- _STORED DATA_:

▬▬▬

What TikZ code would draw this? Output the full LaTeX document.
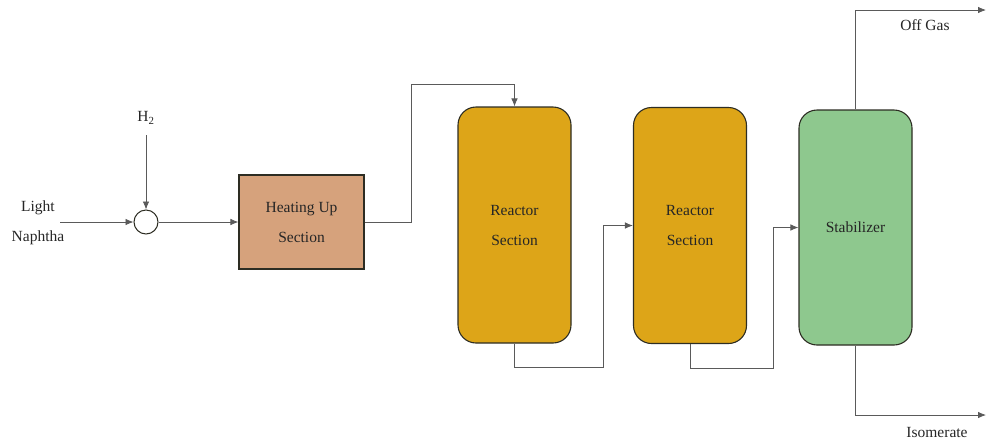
\documentclass[tikz,border=0pt]{standalone}
\usepackage{fontspec}
\setmainfont{Liberation Serif}
\usetikzlibrary{arrows.meta}
\definecolor{heatc}{RGB}{214,162,124}
\definecolor{reacc}{RGB}{221,165,24}
\definecolor{stabc}{RGB}{142,200,142}
\definecolor{linec}{RGB}{90,90,90}
\definecolor{borderc}{RGB}{45,45,35}
\begin{document}
\begin{tikzpicture}[x=1pt,y=-1pt,
  every node/.style={font=\fontsize{15.5}{30}\selectfont, text=black!85},
  flow/.style={draw=linec, line width=0.8pt, -{Latex[length=8pt,width=6.5pt]}},
  unitbox/.style={draw=borderc, line width=1.1pt, minimum width=113pt, minimum height=236pt, rounded corners=18pt, align=center, inner sep=0pt},
  lab/.style={align=center, inner sep=0pt}]
\useasboundingbox (0,0) rectangle (988,440);
\node[lab] (ln) at (38,223) {Light\\Naphtha};
\node[lab] (h2) at (146,118) {H\textsubscript{2}};
\node[draw=borderc, line width=1pt, circle, minimum size=24pt, inner sep=0pt, fill=white] (mix) at (146,222) {};
\node[draw=borderc, line width=1.1pt, fill=heatc, minimum width=125pt, minimum height=94pt, align=center, inner sep=0pt] (heat) at (301.5,222) {Heating Up\\Section};
\node[unitbox, fill=reacc] (r1) at (514.5,225) {Reactor\\Section};
\node[unitbox, fill=reacc] (r2) at (690,225.5) {Reactor\\Section};
\node[unitbox, fill=stabc, minimum height=235pt] (st) at (855.5,227.5) {Stabilizer};
\node[lab] (og) at (925,25) {Off Gas};
\node[lab] (iso) at (937,432) {Isomerate};
\coordinate (lnstart) at (60,222);
\coordinate (h2top) at (146,135);
\coordinate (c1) at (411,84);
\coordinate (c2) at (603,367);
\coordinate (c3) at (773,368);
\coordinate (ogend) at (986,10);
\coordinate (isoend) at (986,415);
\draw[flow] (lnstart) -- (mix.west);
\draw[flow] (h2top) -- (mix.north);
\draw[flow] (mix.east) -- (heat.west);
\draw[flow] (heat.east) -| (c1) -| (r1.north);
\draw[flow] (r1.south) |- (c2) |- (r2.west);
\draw[flow] (r2.south) |- (c3) |- (st.west);
\draw[flow] (st.north) |- (ogend);
\draw[flow] (st.south) |- (isoend);
\end{tikzpicture}
\end{document}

▬▬▬

- _THE REQUEST_: Quote in full the listing given above; the images are to be left out.

- _OUTPUT OF THE EXERCISE_:
What TikZ code would draw this? Output the full LaTeX document.
\documentclass[tikz,border=0pt]{standalone}
\usepackage{fontspec}
\setmainfont{Liberation Serif}
\usetikzlibrary{arrows.meta}
\definecolor{heatc}{RGB}{214,162,124}
\definecolor{reacc}{RGB}{221,165,24}
\definecolor{stabc}{RGB}{142,200,142}
\definecolor{linec}{RGB}{90,90,90}
\definecolor{borderc}{RGB}{45,45,35}
\begin{document}
\begin{tikzpicture}[x=1pt,y=-1pt,
  every node/.style={font=\fontsize{15.5}{30}\selectfont, text=black!85},
  flow/.style={draw=linec, line width=0.8pt, -{Latex[length=8pt,width=6.5pt]}},
  unitbox/.style={draw=borderc, line width=1.1pt, minimum width=113pt, minimum height=236pt, rounded corners=18pt, align=center, inner sep=0pt},
  lab/.style={align=center, inner sep=0pt}]
\useasboundingbox (0,0) rectangle (988,440);
\node[lab] (ln) at (38,223) {Light\\Naphtha};
\node[lab] (h2) at (146,118) {H\textsubscript{2}};
\node[draw=borderc, line width=1pt, circle, minimum size=24pt, inner sep=0pt, fill=white] (mix) at (146,222) {};
\node[draw=borderc, line width=1.1pt, fill=heatc, minimum width=125pt, minimum height=94pt, align=center, inner sep=0pt] (heat) at (301.5,222) {Heating Up\\Section};
\node[unitbox, fill=reacc] (r1) at (514.5,225) {Reactor\\Section};
\node[unitbox, fill=reacc] (r2) at (690,225.5) {Reactor\\Section};
\node[unitbox, fill=stabc, minimum height=235pt] (st) at (855.5,227.5) {Stabilizer};
\node[lab] (og) at (925,25) {Off Gas};
\node[lab] (iso) at (937,432) {Isomerate};
\coordinate (lnstart) at (60,222);
\coordinate (h2top) at (146,135);
\coordinate (c1) at (411,84);
\coordinate (c2) at (603,367);
\coordinate (c3) at (773,368);
\coordinate (ogend) at (986,10);
\coordinate (isoend) at (986,415);
\draw[flow] (lnstart) -- (mix.west);
\draw[flow] (h2top) -- (mix.north);
\draw[flow] (mix.east) -- (heat.west);
\draw[flow] (heat.east) -| (c1) -| (r1.north);
\draw[flow] (r1.south) |- (c2) |- (r2.west);
\draw[flow] (r2.south) |- (c3) |- (st.west);
\draw[flow] (st.north) |- (ogend);
\draw[flow] (st.south) |- (isoend);
\end{tikzpicture}
\end{document}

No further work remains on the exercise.